Monday, Feb. 29, 1960
"A Fixed National Policy"
For the tenth consecutive year, a U.S. President sent a mutual-security foreign-aid program to Congress, and Dwight Eisenhower's 1960 model had worn and familiar lines. A multibillion-dollar aid program, acknowledged Ike to a moderately hostile Congress, is now "a fixed national policy." And then he requested a budget-rattling $4,175,000,000 for fiscal 1961.
That was $245 million more than he asked for fiscal 1960 and $949 million more than he got.
Most of the boost would be for military-type aid, from this year's $1.3 billion to $2 billion next year. In the request for economic-type aid, totaling $2.2 billion, the Administration shifted from a buckshot to a bullet approach, aiming sizable funds at a few key areas: black Africa, free China and the Indus River development project for India and Pakistan, to be financed jointly by the U.S., the British Commonwealth and West Germany.
Congressional Democrats, who have long championed mutual aid, at once complained that the program contained too few genuinely mutual, share-the-load projects. In this election year, they are only too eager to fling the President's free-spender charges right back at him. They promised to cut Ike down to size by lopping off $1 billion, possibly to tack the saving onto the embattled U.S. defense budget. "There is too much money and too little change in administration," said Montana's Mike Mansfield, the Senate Democratic whip. "Where is the joint foreign aid effort with other free nations assuming their share of the burden?" Next day at his press conference, the President agreed that "the whole free world should be in a cooperative effort to raise the world economy," announced that a step in this direction will be made next week. In Washington, foreign aid planners from six wealthy West European nations (Belgium, Britain, France, West Germany, Italy, Portugal), Canada and the U.S., will sit down for the first time to work out ways of coordinating their aid programs.

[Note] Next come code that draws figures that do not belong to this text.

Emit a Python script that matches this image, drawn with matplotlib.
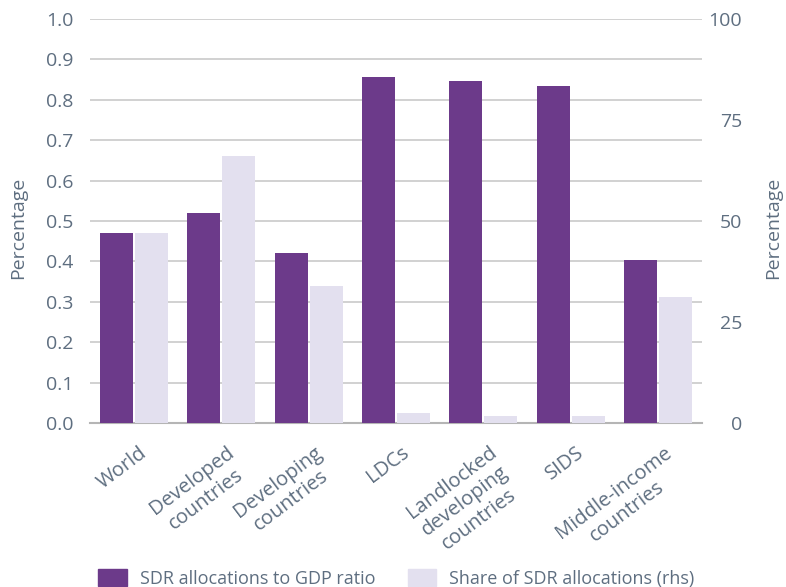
import numpy as np
import matplotlib.pyplot as plt
from matplotlib.patches import Patch
import matplotlib.transforms as mtransforms

# data
categories = ["World", "Developed\ncountries", "Developing\ncountries", "LDCs",
              "Landlocked\ndeveloping\ncountries", "SIDS", "Middle-income\ncountries"]
gdp_ratio = [0.47, 0.52, 0.42, 0.856, 0.847, 0.834, 0.403]
sdr_share = [47.0, 66.1, 33.9, 2.5, 1.7, 1.7, 31.3]

purple = "#6C3A8A"
lavender = "#E3E0EF"
text_col = "#5E6E80"
grid_col = "#C9C9C9"

plt.rcParams["font.family"] = ["Open Sans", "DejaVu Sans"]
plt.rcParams["font.size"] = 13

fig = plt.figure(figsize=(7.86, 5.87), dpi=100)
ax = fig.add_axes([0.1145, 0.279, 0.7786, 0.689])
ax2 = ax.twinx()

x = np.arange(len(categories))
w = 0.378
ax.bar(x - 0.2, gdp_ratio, width=w, color=purple, zorder=3)
ax2.bar(x + 0.2, sdr_share, width=w, color=lavender, zorder=3)

ax.set_xlim(-0.5, len(categories) - 0.5)
ax.set_ylim(0, 1.0)
ax2.set_ylim(0, 100)
ax.set_yticks(np.arange(0, 1.01, 0.1))
ax.set_yticklabels([f"{v:.1f}" for v in np.arange(0, 1.01, 0.1)])
ax2.set_yticks([0, 25, 50, 75, 100])

ax.yaxis.grid(True, color=grid_col, linewidth=1.2, zorder=0)
ax.set_axisbelow(True)
ax2.set_zorder(ax.get_zorder() + 1)
ax2.patch.set_visible(False)

for a in (ax, ax2):
    for s in ["top", "left", "right", "bottom"]:
        a.spines[s].set_visible(False)
    a.tick_params(length=0, colors=text_col, labelsize=14)
ax.spines["bottom"].set_visible(True)
ax.spines["bottom"].set_color("#B5B5B5")
ax.spines["bottom"].set_linewidth(1.5)
ax.tick_params(axis="y", pad=12)
ax2.tick_params(axis="y", pad=29)
for lbl in ax2.get_yticklabels():
    lbl.set_horizontalalignment("right")

# rotated category labels, pushed a bit right of the bar pair centre
ax.tick_params(axis="x", pad=14)
ax.set_xticks(x)
ax.set_xticklabels(categories, rotation=37, ha="right", rotation_mode="anchor",
                   multialignment="center", color=text_col, linespacing=1.2,
                   fontsize=14.5)
offset = mtransforms.ScaledTranslation(0.05, 0.0, fig.dpi_scale_trans)
for lbl in ax.get_xticklabels():
    lbl.set_transform(lbl.get_transform() + offset)

ax.set_ylabel("Percentage", color=text_col, fontsize=14, va="center")
ax2.set_ylabel("Percentage", color=text_col, fontsize=14, va="center")
ax.yaxis.set_label_coords(-0.118, 0.483)
ax2.yaxis.set_label_coords(1.116, 0.483)

handles = [Patch(color=purple, label="SDR allocations to GDP ratio"),
           Patch(color=lavender, label="Share of SDR allocations (rhs)")]
fig.legend(handles=handles, loc="center", bbox_to_anchor=(0.504, 0.015), ncol=2,
           frameon=False, fontsize=13, labelcolor=text_col, handlelength=1.6,
           handleheight=1.1, columnspacing=1.8, handletextpad=0.7)

fig.savefig("out.png", dpi=100)
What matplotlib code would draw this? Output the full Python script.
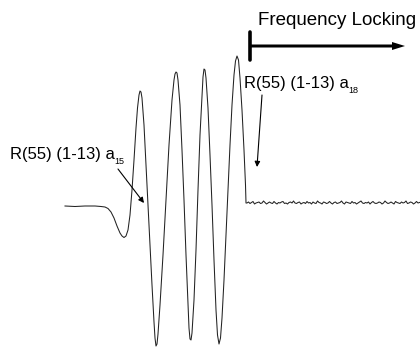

Even "the smallest country can contribute something," the President stressed at his press conference--and next day he moved to give small countries the chance.
He asked Congress to support the new International Development Association, ante up about one-third of its $1 billion capital over the next five years. The rest of IDA's bankroll will be pumped in by rich and poor nations alike. IDA will make longshot loans with a banker's cool eye but will accept payments in soft currencies as well as hard. By 1961 IDA expects to be pumping out some $160 million a year.